By 5:00 AM, the big thunderstorm had passed and we were left with 25-knot winds and brief gusts to 30.  This was tolerable.  The catamaran that tried to hook behind us had in fact dragged.  I watched that skipper try to re-anchor at least a dozen times.  He eventually gave up and spent the next 3 hours motoring around the harbor trying not to hit anything.

Just before dawn, the big turquoise cruiser that was anchored to port of us got very sideways in the wind and began dragging the anchor.  The couple on deck just could not get the boat head-to-wind despite their best efforts, and quickly went to work trying to pull the anchor without hitting any of the boats downwind of them.  It was entertaining, to say the least, watching the two of them on deck trying to execute this maneuver.  I was glad they were downwind of us.  They did succeed after a couple of near misses with some downwind boats.  They finally did re-anchor an hour later after four failed attempts.

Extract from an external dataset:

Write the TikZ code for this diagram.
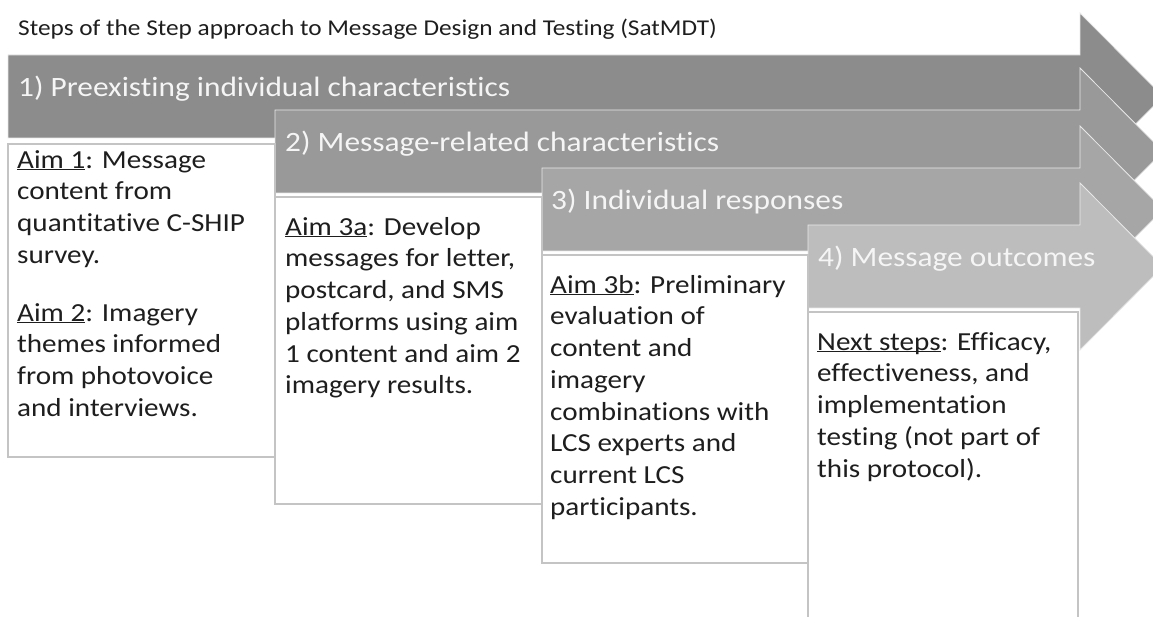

The Round Man and I stayed on deck until dawn just to make sure we did not miss any further entertainment.  At least things were stable, with the wind steady at only 20 – 25 knots, and occasional gusts to 30.  As long as things remained the same, we would be OK.  I remember focusing on each gust, trying to determine if there was an upward or downwind trend.  It nearly drove me nuts.  I can honestly say that at that moment, I really would have rather been somewhere else.

At 7:00 AM, the situation was stable enough that I felt comfortable enough to go down and sleep.  When I woke up two hours later, I could tell that the worst was over.